1995'te yapılan yerel seçimlerde Le Pen'in partisi Front National [Milli Cephe] bazı belediyeleri kazanır kazanmaz bunlardan biri, a priori olarak biraz tiksindirici bir kararla okul yemekhanelerinin öğrencilere verdiği yemeklere, Müslüman (ve Musevi) çocuklar faydalanamasın diye, domuz eti ekleme kararı almıştı.  
 
Le Parisien gazetesi bu yıl Paris bölgesindeki bir okulun yemekhanesinde daha önce öğrencilere içinde domuz eti olmayan yemekler sunarken laiklik taraftarlarının baskısı altında bu eti yeniden yemeklere koymak zorunda kaldığını aktarıyor. 13 yıl önce mutlak kötülük olan şey şimdi ilginç bir şekilde iyinin simgesi haline geliverdi. Genel anlamda mistisizme değil özel olarak bir dine yönelmiş bir şekilde ortaya çıkan başörtüsü sorununda en azından eleştirilmesi güç bir bahane öne sürülmüştü. Peki ya domuz jambonu? Domuz bir kadın için engel değildir ve bu eti yememek travmatik etkiler bırakmaz. Başörtüsü kararında da, Tanrı'ya ve İslam'a karşı bir karar, bir religonem ve başörtülü olan için [başı açık olanlar için yapılan pozitif ayrımcılığın etkisinden] daha az negatif olmayan bir ayrımcılık yapıldığı izlenimi ediniyoruz. Ramazan ayı boyunca Restos du Coeur' ziyafet verme hakkı elde ettiler ama sadece öğlen yemeği için. Müslümanların orucunu desteklememek için otobüs şoförlerine de direksiyon başına geçemeden önce bir şeyler içme zorunluluğu da getirilebilir (işte bütünleşme budur: "O da bizimkilerden diğerleri gibi içkisini içti"). Ayrıca kantinlerimizdeki patates salatalarına haşlanmış yumurta da eklemeliyiz ki vejetaryenler de gastronomimizden faydalanabilsinler.

Laiklik ve özgürlük eşanlamlı hale gelmiş görünüyor. "Ya laiklik ya ölüm" diye bağıracak savaşçılarımız da olacak. Fransa'nın [Özgürlük, Eşitlik, Kardeşlik olan] ulusal sloganı da şimdi "Özgürlük, Eşitlik, Kardeşlik, laiklik" haline geldi.
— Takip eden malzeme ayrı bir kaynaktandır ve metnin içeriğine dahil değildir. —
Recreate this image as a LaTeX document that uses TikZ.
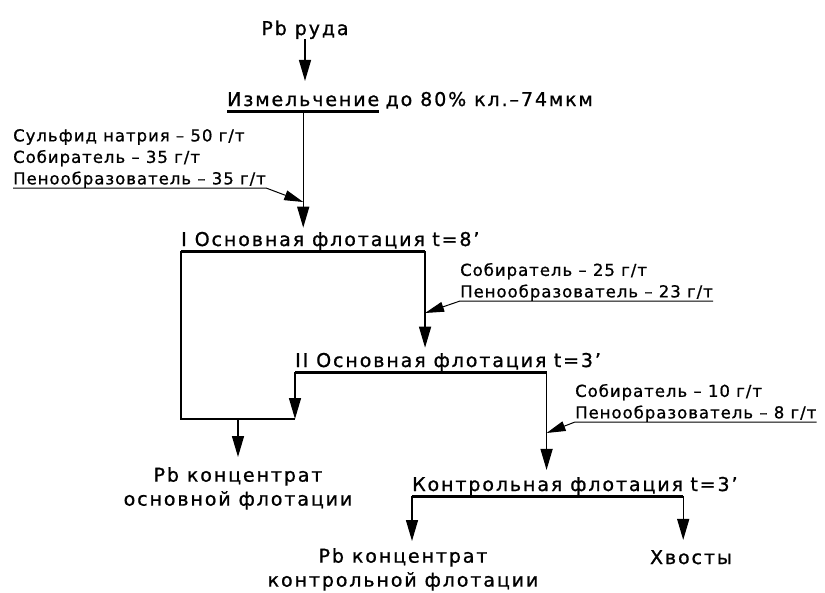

Özgürlük, eşitlik ve kardeşlikteki eksikliklerin [laikliğe göre] çok daha az tutkuyla ifşa edilmesini görmek üzüntü vericidir. Oysa gerçekte laiklik konusunda o kadar da özenli değiliz. İsa'nın doğduğu gün çalışmıyor, yılların hesabını, Hicret'e göre değilse de, resmi olarak İsa'ya göre hesaplıyoruz. Katoliklik laik olabilir mi? Okul'da 10 emriyle birlikte laik bir din dersine sahip olabilir miyiz: "Çalmayacaksın. Öldürmeyeceksin. Sorduğunda polise kimliğini göstereceksin..." Bu gidişle göçmenlik başvurularında, biraz kurnazca sorularla, ilgili kişinin herhangi bir dinsel yatkınlık gösterip göstermediğini ölçen testler de yapılacak: "Tek Tanrı'ya inanıyor musunuz? İnanıyorsanız hangisine? Peygamberi kimdir?" "Bu cuma camiye, sinagoga, tapınağa ya da kiliseye gidiyor musunuz?", "Fransa, sizin için, Kilise'nin büyük kızı mıdır yoksa İslam'ın küçük gayri meşru ortanca kızı mı?"

Sanki güvenliğimiz laiklikten geçiyormuş gibi, her türlü önlemde laiklik ilkesi mevcut. Daha az inanmak için daha fazla çalışmak. Eğer bu böyle devam ederse laiklik gerçek bir Kutsal Haç haline gelecek. Amerikalıların tersine biz de paraların üzerine "burada laikliğe inanılır" yazacağız. "In no-God we trust". Biz hepimiz laik Fransızlarız, diğerleri de nereye istiyorlarsa oraya gitsinler. Avrupa düzeyinde ise durum farklı gelişiyor. Neden Polonyalıların Türklerden daha laik olduğunu düşünmeliyiz? Türklerin Papa'sı olmadığı için mi?